Hi Przemek,

Well, you're right, I've tried this same example
with MingW and it happily goes up to 100000 iterations,
with a top memory consumption of 32MB.

Then I tested with BCC 5.8 and it went mad a bit
later @ 40000, and stayed on 232MB until reaching
100000.

One more reason to avoid BCC 5.5 for final apps.

I think I'll now switch to 5.8 for the base
compiler for both Harbour and on my projects
(until switching to GCC that is).

Brgds,
Viktor

On 2008.08.25., at 17:30, Przemyslaw Czerpak wrote:

On Mon, 25 Aug 2008, Szakáts Viktor wrote:

Hi Viktor,

Classic problem with memory fragmentation.
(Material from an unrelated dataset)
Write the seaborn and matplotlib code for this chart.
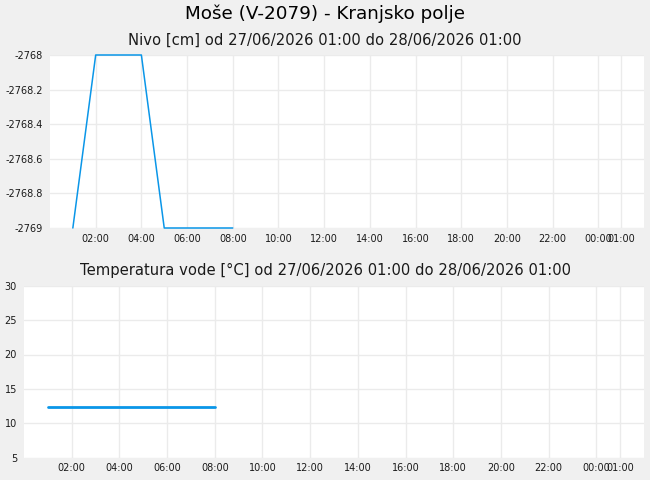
import matplotlib
matplotlib.use("Agg")
import matplotlib.pyplot as plt
import matplotlib.dates as mdates
import seaborn as sns
import pandas as pd

# ---- data ----
times = ["2026-06-27 01:00", "2026-06-27 02:00", "2026-06-27 03:00", "2026-06-27 04:00",
         "2026-06-27 05:00", "2026-06-27 06:00", "2026-06-27 07:00", "2026-06-27 08:00"]
nivo = [-2769, -2768, -2768, -2768, -2769, -2769, -2769, -2769]
temp = [12.4, 12.4, 12.4, 12.4, 12.4, 12.4, 12.4, 12.4]

title = "Moše (V-2079) - Kranjsko polje"
sub1 = "Nivo [cm] od 27/06/2026 01:00 do 28/06/2026 01:00"
sub2 = "Temperatura vode [°C] od 27/06/2026 01:00 do 28/06/2026 01:00"

x_start = "2026-06-27 00:00"
x_end = "2026-06-28 02:00"
xtick_times = ["2026-06-27 02:00", "2026-06-27 04:00", "2026-06-27 06:00", "2026-06-27 08:00",
               "2026-06-27 10:00", "2026-06-27 12:00", "2026-06-27 14:00", "2026-06-27 16:00",
               "2026-06-27 18:00", "2026-06-27 20:00", "2026-06-27 22:00", "2026-06-28 00:00",
               "2026-06-28 01:00"]
nivo_ticks = [-2769, -2768.8, -2768.6, -2768.4, -2768.2, -2768]
nivo_labels = ["-2769", "-2768.8", "-2768.6", "-2768.4", "-2768.2", "-2768"]
temp_ticks = [5, 10, 15, 20, 25, 30]

df = pd.DataFrame({"t": pd.to_datetime(times), "nivo": nivo, "temp": temp})

sns.set_theme(style="whitegrid")
plt.rcParams["font.family"] = ["DejaVu Sans"]
plt.rcParams["axes.unicode_minus"] = False

BG = "#f0f0f0"
GRID = "#ebebeb"
LINE = "#0a96e8"
TXT = "#1a1a1a"

fig = plt.figure(figsize=(6.5, 4.8), dpi=100, facecolor=BG)
ax1 = fig.add_axes([50/650, 1-228/480, 594/650, 173/480])
ax2 = fig.add_axes([24/650, 1-457.7/480, 620/650, 172/480])

sns.lineplot(data=df, x="t", y="nivo", ax=ax1, color=LINE, linewidth=1.1, clip_on=False)
ax1.set_ylim(-2769, -2768)
ax1.set_yticks(nivo_ticks)
ax1.set_yticklabels(nivo_labels)

sns.lineplot(data=df, x="t", y="temp", ax=ax2, color=LINE, linewidth=2.0, clip_on=False)
ax2.set_ylim(5, 30)
ax2.set_yticks(temp_ticks)
ax2.set_yticklabels([str(v) for v in temp_ticks])

xt = pd.to_datetime(xtick_times)
for ax in (ax1, ax2):
    ax.set_facecolor("white")
    for s in ax.spines.values():
        s.set_visible(False)
    ax.grid(True, color=GRID, linewidth=1.0)
    ax.set_xlabel("")
    ax.set_ylabel("")
    ax.set_xticks(xt)
    ax.xaxis.set_major_formatter(mdates.DateFormatter("%H:%M"))
    ax.set_xlim(pd.Timestamp(x_start), pd.Timestamp(x_end))
    ax.tick_params(axis="both", length=0, labelsize=7, colors=TXT)
    ax.tick_params(axis="x", pad=4)
    ax.tick_params(axis="y", pad=5)

fig.text(0.5, 1-19.3/480, title, ha="center", va="baseline", fontsize=13.2, color="black")
fig.text(0.5, 1-45/480, sub1, ha="center", va="baseline", fontsize=10.6, color=TXT)
fig.text(0.5, 1-275/480, sub2, ha="center", va="baseline", fontsize=10.6, color=TXT)

fig.savefig("out.png", dpi=100, facecolor=BG)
Algorithms
used by your C compiler to allocate memory from OS and
then divide it for application do not work well with such
code which is BTW killer for many memory managers.
We can try to reduce this problem by adding code for
array preallocation anyhow programmers should now about
it and try to write more memory manager friendly code.
The problem with this is that such code (AAdd( a, v ))
is fairly common in regular Clipper code and even in
Harbour core .prg code. In tbrowse.prg for example,
there is no way to know the number of columns in advance.
teditor/dirscan are also affected.

There is no problem with AADD() but with the _very_ large
array and memory manager which is simply fatal. F.e. your
code works perfectly on Linux with GLIBC. I added at the
end:
  ? memory( HB_MEM_USED )
compiling it with FMSTAT and it reports:
  4965585
It allocates less then 5MB for Harbour structures.
It means that it should not need more then 20MB from
OS if memory manager does not have some serious internal
problems (in Linux total application memory is 17MB).
I guess you are using BCC. Please try to compile Harbour
with -DHB_FM_WIN32_ALLOC and check the results.
It will be interesting if also default windows memory
manager is effected. This example is very trivial and
should not be a problem for good memory manager.

The end result is that it's difficult to really exploit
the "unlimited" size of arrays in Harbour since it
chokes much earlier because of this. IOW AADD() can
easily be considered as dangerous.

If memory manager does not have some basic protection against
memory fragmentation then any function which allocates memory
can be dangerous in long working programs. Sooner or later
we will have to implement our own memory manager which will
be tuned for Harbour structures.

Maybe we should try to replicate the xhb preallocation
(and maybe lazy shrinking) methods to avoid this. But
you probably have some other and/or better ideas too.

We will add preallocation but I would like to join this
modification with our own memory manager. Please remember
that some CRTLs have quite nice MM and works very well
without user preallocation, f.e. the one from GLIBC in
Linux.
Adding item preallocation like in xHarbour arrays reduces
only the problem. But if your example exploits it with C
compiler you are using then I can easy create other example
which will also exploit current xHarbour code.

[ I also wonder what other Harbour parts could suffer
from the same effect. ]

Pure AADD() is not dangerous as long as total memory consumption
is less then half of total memory available for process.
To recreate the problem it's necessary to resize many times
very large array allocating new memory blocks between resizing
using some primitive or buggy memory manager.
AFAIR we only have one place which may need very large arrays
resized dynamically. It's HB_DirScan().
I even though about changing this code to make preallocation
but I was too lazy ;-( I can update it quite fast.